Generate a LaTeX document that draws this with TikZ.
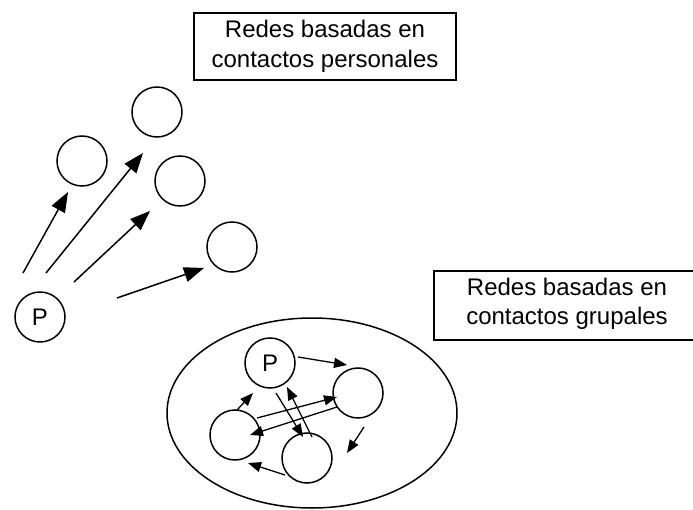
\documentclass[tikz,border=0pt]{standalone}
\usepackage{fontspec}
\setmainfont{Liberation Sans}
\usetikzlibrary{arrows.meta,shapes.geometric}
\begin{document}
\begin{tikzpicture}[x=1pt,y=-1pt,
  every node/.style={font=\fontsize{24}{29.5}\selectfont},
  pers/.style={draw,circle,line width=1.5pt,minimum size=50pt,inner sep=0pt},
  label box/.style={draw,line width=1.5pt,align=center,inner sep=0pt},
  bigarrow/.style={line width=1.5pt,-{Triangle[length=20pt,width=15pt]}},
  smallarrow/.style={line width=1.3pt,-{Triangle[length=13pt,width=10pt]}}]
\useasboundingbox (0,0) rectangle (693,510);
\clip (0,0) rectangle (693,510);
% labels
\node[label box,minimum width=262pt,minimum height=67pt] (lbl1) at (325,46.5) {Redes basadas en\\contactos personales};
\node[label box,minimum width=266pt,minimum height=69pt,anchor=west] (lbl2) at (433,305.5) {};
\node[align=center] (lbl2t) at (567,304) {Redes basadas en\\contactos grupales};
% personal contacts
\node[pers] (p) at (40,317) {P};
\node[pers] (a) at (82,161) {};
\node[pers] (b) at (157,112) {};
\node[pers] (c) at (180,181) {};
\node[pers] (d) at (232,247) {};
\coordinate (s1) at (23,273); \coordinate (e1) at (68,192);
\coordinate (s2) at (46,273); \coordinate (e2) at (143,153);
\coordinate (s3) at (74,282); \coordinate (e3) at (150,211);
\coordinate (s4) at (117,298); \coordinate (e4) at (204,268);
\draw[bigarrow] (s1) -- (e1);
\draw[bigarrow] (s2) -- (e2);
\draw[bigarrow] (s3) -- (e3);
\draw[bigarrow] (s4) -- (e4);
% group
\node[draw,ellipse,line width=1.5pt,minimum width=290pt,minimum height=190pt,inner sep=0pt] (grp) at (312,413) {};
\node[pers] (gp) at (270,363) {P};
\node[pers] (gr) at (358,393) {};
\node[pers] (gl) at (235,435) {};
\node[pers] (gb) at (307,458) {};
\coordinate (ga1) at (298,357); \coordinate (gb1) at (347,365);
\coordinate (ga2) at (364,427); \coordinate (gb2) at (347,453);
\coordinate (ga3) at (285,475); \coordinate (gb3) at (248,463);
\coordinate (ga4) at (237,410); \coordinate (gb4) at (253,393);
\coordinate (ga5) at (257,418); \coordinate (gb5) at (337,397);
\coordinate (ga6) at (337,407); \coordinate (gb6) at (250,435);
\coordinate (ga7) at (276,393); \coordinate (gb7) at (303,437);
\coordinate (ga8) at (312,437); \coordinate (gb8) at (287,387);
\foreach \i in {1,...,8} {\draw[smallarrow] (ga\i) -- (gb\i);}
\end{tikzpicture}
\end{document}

What is being asked: Word for word, quote the lines above. Omit the pictures.

The answer:
Generate a LaTeX document that draws this with TikZ.
\documentclass[tikz,border=0pt]{standalone}
\usepackage{fontspec}
\setmainfont{Liberation Sans}
\usetikzlibrary{arrows.meta,shapes.geometric}
\begin{document}
\begin{tikzpicture}[x=1pt,y=-1pt,
  every node/.style={font=\fontsize{24}{29.5}\selectfont},
  pers/.style={draw,circle,line width=1.5pt,minimum size=50pt,inner sep=0pt},
  label box/.style={draw,line width=1.5pt,align=center,inner sep=0pt},
  bigarrow/.style={line width=1.5pt,-{Triangle[length=20pt,width=15pt]}},
  smallarrow/.style={line width=1.3pt,-{Triangle[length=13pt,width=10pt]}}]
\useasboundingbox (0,0) rectangle (693,510);
\clip (0,0) rectangle (693,510);
% labels
\node[label box,minimum width=262pt,minimum height=67pt] (lbl1) at (325,46.5) {Redes basadas en\\contactos personales};
\node[label box,minimum width=266pt,minimum height=69pt,anchor=west] (lbl2) at (433,305.5) {};
\node[align=center] (lbl2t) at (567,304) {Redes basadas en\\contactos grupales};
% personal contacts
\node[pers] (p) at (40,317) {P};
\node[pers] (a) at (82,161) {};
\node[pers] (b) at (157,112) {};
\node[pers] (c) at (180,181) {};
\node[pers] (d) at (232,247) {};
\coordinate (s1) at (23,273); \coordinate (e1) at (68,192);
\coordinate (s2) at (46,273); \coordinate (e2) at (143,153);
\coordinate (s3) at (74,282); \coordinate (e3) at (150,211);
\coordinate (s4) at (117,298); \coordinate (e4) at (204,268);
\draw[bigarrow] (s1) -- (e1);
\draw[bigarrow] (s2) -- (e2);
\draw[bigarrow] (s3) -- (e3);
\draw[bigarrow] (s4) -- (e4);
% group
\node[draw,ellipse,line width=1.5pt,minimum width=290pt,minimum height=190pt,inner sep=0pt] (grp) at (312,413) {};
\node[pers] (gp) at (270,363) {P};
\node[pers] (gr) at (358,393) {};
\node[pers] (gl) at (235,435) {};
\node[pers] (gb) at (307,458) {};
\coordinate (ga1) at (298,357); \coordinate (gb1) at (347,365);
\coordinate (ga2) at (364,427); \coordinate (gb2) at (347,453);
\coordinate (ga3) at (285,475); \coordinate (gb3) at (248,463);
\coordinate (ga4) at (237,410); \coordinate (gb4) at (253,393);
\coordinate (ga5) at (257,418); \coordinate (gb5) at (337,397);
\coordinate (ga6) at (337,407); \coordinate (gb6) at (250,435);
\coordinate (ga7) at (276,393); \coordinate (gb7) at (303,437);
\coordinate (ga8) at (312,437); \coordinate (gb8) at (287,387);
\foreach \i in {1,...,8} {\draw[smallarrow] (ga\i) -- (gb\i);}
\end{tikzpicture}
\end{document}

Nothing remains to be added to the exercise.